=== TASK GOAL ===
Set down, word for word, only the lines from the start of the records through the line bearing "const chart = echarts.init(document.getElementById('chart'))"; include no pictures.

[Code that draws figures]
____________________

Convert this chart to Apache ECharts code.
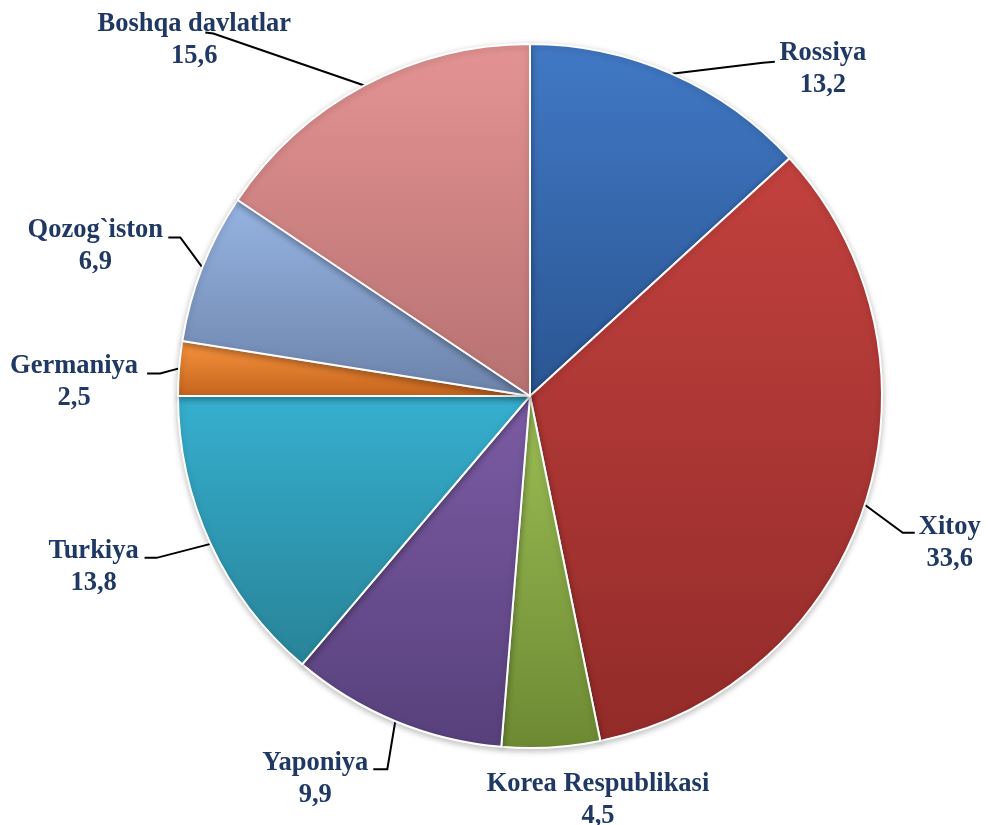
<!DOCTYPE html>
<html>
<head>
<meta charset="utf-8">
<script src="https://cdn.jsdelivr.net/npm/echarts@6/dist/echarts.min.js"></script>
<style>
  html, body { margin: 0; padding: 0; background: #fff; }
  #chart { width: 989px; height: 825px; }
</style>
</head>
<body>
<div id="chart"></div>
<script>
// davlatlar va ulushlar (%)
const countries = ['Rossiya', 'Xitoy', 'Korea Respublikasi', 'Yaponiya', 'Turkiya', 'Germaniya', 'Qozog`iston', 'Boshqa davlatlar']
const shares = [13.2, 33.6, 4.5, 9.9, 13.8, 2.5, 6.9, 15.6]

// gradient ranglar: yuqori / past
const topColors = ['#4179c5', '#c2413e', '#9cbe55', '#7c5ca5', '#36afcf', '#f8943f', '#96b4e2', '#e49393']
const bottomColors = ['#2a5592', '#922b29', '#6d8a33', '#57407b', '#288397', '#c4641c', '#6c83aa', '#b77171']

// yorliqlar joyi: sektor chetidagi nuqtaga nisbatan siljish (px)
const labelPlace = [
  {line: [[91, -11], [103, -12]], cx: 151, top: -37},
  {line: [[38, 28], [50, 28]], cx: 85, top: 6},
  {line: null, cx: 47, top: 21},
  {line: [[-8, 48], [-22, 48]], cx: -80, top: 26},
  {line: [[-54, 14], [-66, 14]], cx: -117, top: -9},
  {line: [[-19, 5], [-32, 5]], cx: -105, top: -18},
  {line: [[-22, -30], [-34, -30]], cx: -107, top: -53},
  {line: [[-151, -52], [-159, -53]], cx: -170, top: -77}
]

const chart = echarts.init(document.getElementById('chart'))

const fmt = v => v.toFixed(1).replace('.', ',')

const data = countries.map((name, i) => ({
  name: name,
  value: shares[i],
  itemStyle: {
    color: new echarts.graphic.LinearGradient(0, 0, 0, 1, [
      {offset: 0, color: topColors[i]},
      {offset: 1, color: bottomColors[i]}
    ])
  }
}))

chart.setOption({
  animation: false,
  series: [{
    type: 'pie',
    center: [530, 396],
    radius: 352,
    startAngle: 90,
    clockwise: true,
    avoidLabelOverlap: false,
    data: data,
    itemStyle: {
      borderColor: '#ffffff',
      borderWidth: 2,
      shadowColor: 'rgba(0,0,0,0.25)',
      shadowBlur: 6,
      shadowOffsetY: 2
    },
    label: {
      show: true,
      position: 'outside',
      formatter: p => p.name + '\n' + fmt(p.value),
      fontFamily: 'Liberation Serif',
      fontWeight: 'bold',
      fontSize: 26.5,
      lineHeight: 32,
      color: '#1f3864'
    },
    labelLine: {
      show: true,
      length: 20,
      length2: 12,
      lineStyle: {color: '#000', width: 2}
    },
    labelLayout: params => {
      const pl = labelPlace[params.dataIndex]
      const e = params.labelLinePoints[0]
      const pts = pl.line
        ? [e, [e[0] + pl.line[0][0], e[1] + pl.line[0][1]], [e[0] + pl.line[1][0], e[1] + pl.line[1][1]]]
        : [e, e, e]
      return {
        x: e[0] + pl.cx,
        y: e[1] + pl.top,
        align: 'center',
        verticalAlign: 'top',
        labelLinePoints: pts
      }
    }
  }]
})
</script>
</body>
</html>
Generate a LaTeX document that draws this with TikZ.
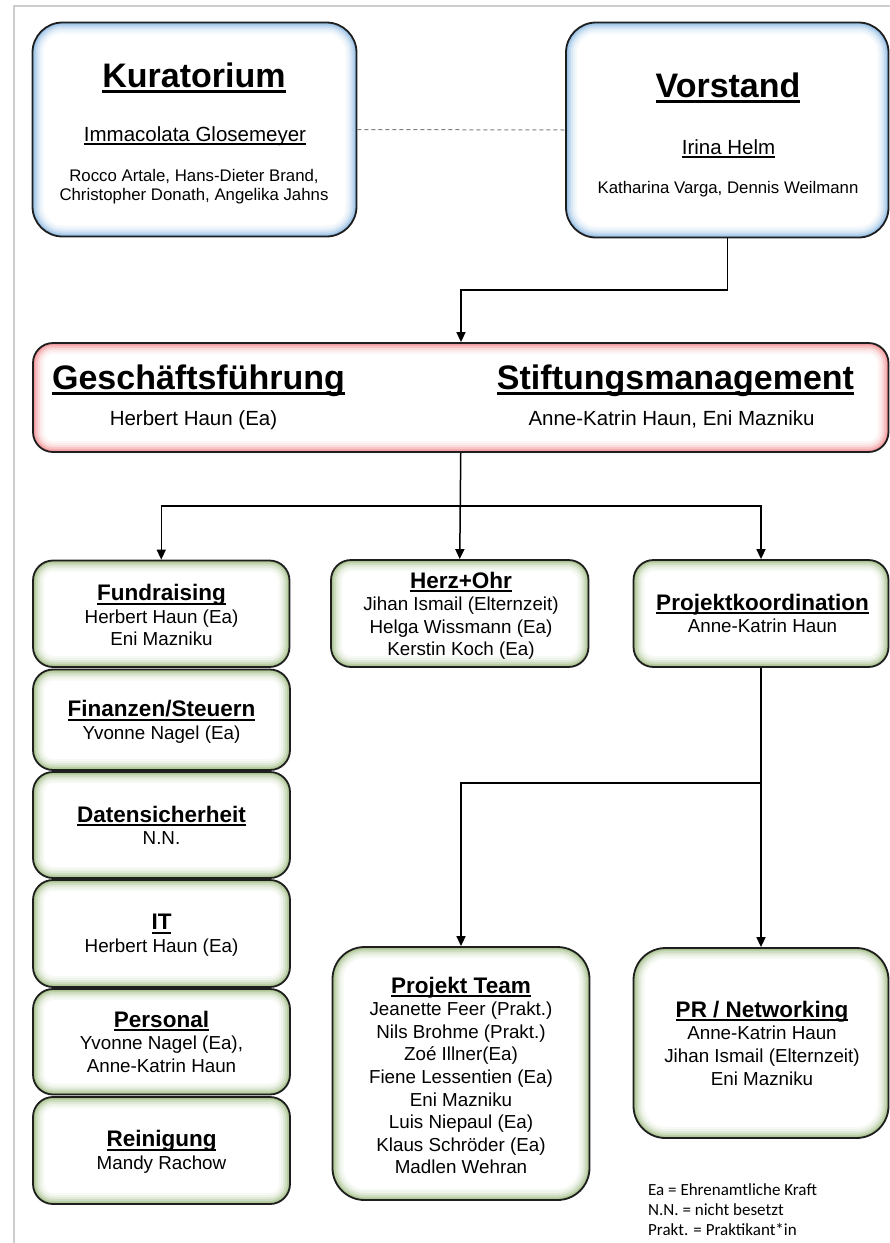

____________________

=== EXERCISE OUTPUT ===
Convert this chart to Apache ECharts code.
<!DOCTYPE html>
<html>
<head>
<meta charset="utf-8">
<script src="https://cdn.jsdelivr.net/npm/echarts@6/dist/echarts.min.js"></script>
<style>
  html, body { margin: 0; padding: 0; background: #fff; }
  #chart { width: 989px; height: 825px; }
</style>
</head>
<body>
<div id="chart"></div>
<script>
// davlatlar va ulushlar (%)
const countries = ['Rossiya', 'Xitoy', 'Korea Respublikasi', 'Yaponiya', 'Turkiya', 'Germaniya', 'Qozog`iston', 'Boshqa davlatlar']
const shares = [13.2, 33.6, 4.5, 9.9, 13.8, 2.5, 6.9, 15.6]

// gradient ranglar: yuqori / past
const topColors = ['#4179c5', '#c2413e', '#9cbe55', '#7c5ca5', '#36afcf', '#f8943f', '#96b4e2', '#e49393']
const bottomColors = ['#2a5592', '#922b29', '#6d8a33', '#57407b', '#288397', '#c4641c', '#6c83aa', '#b77171']

// yorliqlar joyi: sektor chetidagi nuqtaga nisbatan siljish (px)
const labelPlace = [
  {line: [[91, -11], [103, -12]], cx: 151, top: -37},
  {line: [[38, 28], [50, 28]], cx: 85, top: 6},
  {line: null, cx: 47, top: 21},
  {line: [[-8, 48], [-22, 48]], cx: -80, top: 26},
  {line: [[-54, 14], [-66, 14]], cx: -117, top: -9},
  {line: [[-19, 5], [-32, 5]], cx: -105, top: -18},
  {line: [[-22, -30], [-34, -30]], cx: -107, top: -53},
  {line: [[-151, -52], [-159, -53]], cx: -170, top: -77}
]

const chart = echarts.init(document.getElementById('chart'))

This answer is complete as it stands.